*RECORDED DATA*:
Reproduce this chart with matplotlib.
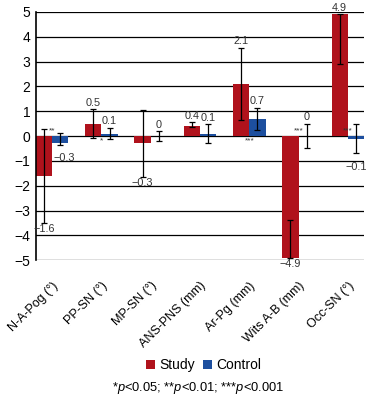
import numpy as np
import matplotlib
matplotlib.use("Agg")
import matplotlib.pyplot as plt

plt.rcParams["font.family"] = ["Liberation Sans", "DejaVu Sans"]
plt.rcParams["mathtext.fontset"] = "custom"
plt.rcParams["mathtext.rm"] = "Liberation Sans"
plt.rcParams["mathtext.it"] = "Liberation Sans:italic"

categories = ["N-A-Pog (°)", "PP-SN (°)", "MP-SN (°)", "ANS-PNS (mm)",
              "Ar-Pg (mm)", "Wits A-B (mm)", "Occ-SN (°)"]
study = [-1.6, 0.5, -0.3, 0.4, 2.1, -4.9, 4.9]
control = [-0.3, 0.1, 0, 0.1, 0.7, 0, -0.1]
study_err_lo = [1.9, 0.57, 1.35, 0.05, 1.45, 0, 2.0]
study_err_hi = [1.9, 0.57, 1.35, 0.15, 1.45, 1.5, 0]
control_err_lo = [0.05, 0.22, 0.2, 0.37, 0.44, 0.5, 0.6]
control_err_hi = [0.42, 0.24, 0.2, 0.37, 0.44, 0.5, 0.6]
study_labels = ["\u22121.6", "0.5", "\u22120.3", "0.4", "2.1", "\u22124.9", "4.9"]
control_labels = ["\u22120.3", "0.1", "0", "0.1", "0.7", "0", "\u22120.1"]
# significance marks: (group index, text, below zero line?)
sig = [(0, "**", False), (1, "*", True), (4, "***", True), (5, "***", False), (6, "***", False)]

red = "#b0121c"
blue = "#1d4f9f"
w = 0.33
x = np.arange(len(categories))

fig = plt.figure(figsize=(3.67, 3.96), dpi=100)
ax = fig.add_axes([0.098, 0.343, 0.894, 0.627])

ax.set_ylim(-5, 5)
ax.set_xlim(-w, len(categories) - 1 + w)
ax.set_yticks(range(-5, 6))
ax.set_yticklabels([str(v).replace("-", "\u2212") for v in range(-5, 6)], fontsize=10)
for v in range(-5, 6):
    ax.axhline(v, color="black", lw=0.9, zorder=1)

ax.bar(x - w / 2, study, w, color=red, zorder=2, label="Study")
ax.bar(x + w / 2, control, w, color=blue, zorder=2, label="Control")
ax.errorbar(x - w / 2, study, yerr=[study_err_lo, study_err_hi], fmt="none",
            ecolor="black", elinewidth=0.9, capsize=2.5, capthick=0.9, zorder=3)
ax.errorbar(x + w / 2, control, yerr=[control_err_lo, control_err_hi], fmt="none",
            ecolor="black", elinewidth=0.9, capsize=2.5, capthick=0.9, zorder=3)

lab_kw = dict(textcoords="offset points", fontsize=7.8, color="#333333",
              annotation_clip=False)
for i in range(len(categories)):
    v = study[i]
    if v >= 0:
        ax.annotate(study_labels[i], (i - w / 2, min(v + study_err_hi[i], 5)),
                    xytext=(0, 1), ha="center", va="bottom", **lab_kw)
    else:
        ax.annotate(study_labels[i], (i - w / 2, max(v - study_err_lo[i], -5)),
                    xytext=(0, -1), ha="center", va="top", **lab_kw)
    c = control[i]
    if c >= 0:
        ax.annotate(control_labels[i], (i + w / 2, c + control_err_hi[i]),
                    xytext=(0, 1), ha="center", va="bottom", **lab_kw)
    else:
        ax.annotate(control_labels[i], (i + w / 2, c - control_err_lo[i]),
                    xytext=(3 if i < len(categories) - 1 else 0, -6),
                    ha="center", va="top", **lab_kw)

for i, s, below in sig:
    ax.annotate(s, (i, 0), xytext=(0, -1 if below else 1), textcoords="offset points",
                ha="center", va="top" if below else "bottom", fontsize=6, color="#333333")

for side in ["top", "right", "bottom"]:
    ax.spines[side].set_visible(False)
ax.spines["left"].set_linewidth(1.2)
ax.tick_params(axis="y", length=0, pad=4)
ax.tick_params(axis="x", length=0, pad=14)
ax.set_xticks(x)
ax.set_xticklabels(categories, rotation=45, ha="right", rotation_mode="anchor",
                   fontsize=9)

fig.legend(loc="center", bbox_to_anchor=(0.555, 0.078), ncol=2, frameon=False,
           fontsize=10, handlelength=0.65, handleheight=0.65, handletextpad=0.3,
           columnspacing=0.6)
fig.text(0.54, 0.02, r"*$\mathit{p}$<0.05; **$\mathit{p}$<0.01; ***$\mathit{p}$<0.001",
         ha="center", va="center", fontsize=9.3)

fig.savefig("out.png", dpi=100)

*TASK STATEMENT*: Go through the listing above and write it all out exactly, leaving out any picture.

*EXERCISE RESPONSE*:
Reproduce this chart with matplotlib.
import numpy as np
import matplotlib
matplotlib.use("Agg")
import matplotlib.pyplot as plt

plt.rcParams["font.family"] = ["Liberation Sans", "DejaVu Sans"]
plt.rcParams["mathtext.fontset"] = "custom"
plt.rcParams["mathtext.rm"] = "Liberation Sans"
plt.rcParams["mathtext.it"] = "Liberation Sans:italic"

categories = ["N-A-Pog (°)", "PP-SN (°)", "MP-SN (°)", "ANS-PNS (mm)",
              "Ar-Pg (mm)", "Wits A-B (mm)", "Occ-SN (°)"]
study = [-1.6, 0.5, -0.3, 0.4, 2.1, -4.9, 4.9]
control = [-0.3, 0.1, 0, 0.1, 0.7, 0, -0.1]
study_err_lo = [1.9, 0.57, 1.35, 0.05, 1.45, 0, 2.0]
study_err_hi = [1.9, 0.57, 1.35, 0.15, 1.45, 1.5, 0]
control_err_lo = [0.05, 0.22, 0.2, 0.37, 0.44, 0.5, 0.6]
control_err_hi = [0.42, 0.24, 0.2, 0.37, 0.44, 0.5, 0.6]
study_labels = ["\u22121.6", "0.5", "\u22120.3", "0.4", "2.1", "\u22124.9", "4.9"]
control_labels = ["\u22120.3", "0.1", "0", "0.1", "0.7", "0", "\u22120.1"]
# significance marks: (group index, text, below zero line?)
sig = [(0, "**", False), (1, "*", True), (4, "***", True), (5, "***", False), (6, "***", False)]

red = "#b0121c"
blue = "#1d4f9f"
w = 0.33
x = np.arange(len(categories))

fig = plt.figure(figsize=(3.67, 3.96), dpi=100)
ax = fig.add_axes([0.098, 0.343, 0.894, 0.627])

ax.set_ylim(-5, 5)
ax.set_xlim(-w, len(categories) - 1 + w)
ax.set_yticks(range(-5, 6))
ax.set_yticklabels([str(v).replace("-", "\u2212") for v in range(-5, 6)], fontsize=10)
for v in range(-5, 6):
    ax.axhline(v, color="black", lw=0.9, zorder=1)

ax.bar(x - w / 2, study, w, color=red, zorder=2, label="Study")
ax.bar(x + w / 2, control, w, color=blue, zorder=2, label="Control")
ax.errorbar(x - w / 2, study, yerr=[study_err_lo, study_err_hi], fmt="none",
            ecolor="black", elinewidth=0.9, capsize=2.5, capthick=0.9, zorder=3)
ax.errorbar(x + w / 2, control, yerr=[control_err_lo, control_err_hi], fmt="none",
            ecolor="black", elinewidth=0.9, capsize=2.5, capthick=0.9, zorder=3)

lab_kw = dict(textcoords="offset points", fontsize=7.8, color="#333333",
              annotation_clip=False)
for i in range(len(categories)):
    v = study[i]
    if v >= 0:
        ax.annotate(study_labels[i], (i - w / 2, min(v + study_err_hi[i], 5)),
                    xytext=(0, 1), ha="center", va="bottom", **lab_kw)
    else:
        ax.annotate(study_labels[i], (i - w / 2, max(v - study_err_lo[i], -5)),
                    xytext=(0, -1), ha="center", va="top", **lab_kw)
    c = control[i]
    if c >= 0:
        ax.annotate(control_labels[i], (i + w / 2, c + control_err_hi[i]),
                    xytext=(0, 1), ha="center", va="bottom", **lab_kw)
    else:
        ax.annotate(control_labels[i], (i + w / 2, c - control_err_lo[i]),
                    xytext=(3 if i < len(categories) - 1 else 0, -6),
                    ha="center", va="top", **lab_kw)

for i, s, below in sig:
    ax.annotate(s, (i, 0), xytext=(0, -1 if below else 1), textcoords="offset points",
                ha="center", va="top" if below else "bottom", fontsize=6, color="#333333")

for side in ["top", "right", "bottom"]:
    ax.spines[side].set_visible(False)
ax.spines["left"].set_linewidth(1.2)
ax.tick_params(axis="y", length=0, pad=4)
ax.tick_params(axis="x", length=0, pad=14)
ax.set_xticks(x)
ax.set_xticklabels(categories, rotation=45, ha="right", rotation_mode="anchor",
                   fontsize=9)

fig.legend(loc="center", bbox_to_anchor=(0.555, 0.078), ncol=2, frameon=False,
           fontsize=10, handlelength=0.65, handleheight=0.65, handletextpad=0.3,
           columnspacing=0.6)
fig.text(0.54, 0.02, r"*$\mathit{p}$<0.05; **$\mathit{p}$<0.01; ***$\mathit{p}$<0.001",
         ha="center", va="center", fontsize=9.3)

fig.savefig("out.png", dpi=100)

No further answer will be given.